“She’s nothing like us!” she stammered, “she doesn’t know what it’s like to not be able to pay the bills, to not be able to get credit cards or health insurance for the kids. Not everyone has what they have; that image is a lie. And it’s not that she’s like us. We’d like to believe that. People are living vicariously through her. They feel they’re missing something in life. But she has that way where she can impact someone in that manner; its like you feel you’re living that life, and that’s why she can say ‘Oh, I’m just one of them,’ because we’re desperately trying to live vicariously through her energetic and determined lifestyle. Maybe that’s why I’m so damned proud of her – I’m doing it too.” …
State Senate President Lyda Green told me she knows full well the “Troopergate” allegations were substantial, because she knew the trooper in question, Mike Wooten.
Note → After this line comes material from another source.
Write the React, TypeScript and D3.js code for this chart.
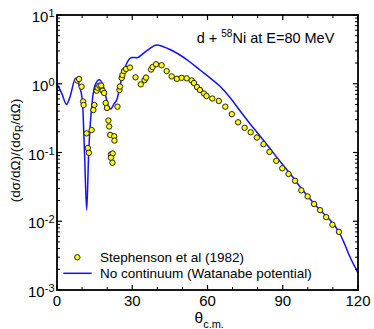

When he told her details from his confidential personnel file were being used against him by the lawyer for his ex-wife, Palin’s sister, Green says she contacted a friend at the appropriate state agency. “I made inquiries,” she said, “and the guy who I talked to happens to be a friend, and he said, yeah, we’re having a little problem with that.’”
But that inquiry has been stalled by a Republican lawsuit and Palin has begun to take on a Teflon sheen to which nothing can stick. Before I left Alaska, I learnt that the local papers had indeed reported on the substance of McLeod’s allegations against Palin – that she committed the same offences for which she persecuted Randy Ruedrich – but Palin waved them away with a brief response: “For any mistakes like that, that were made, I apologise.”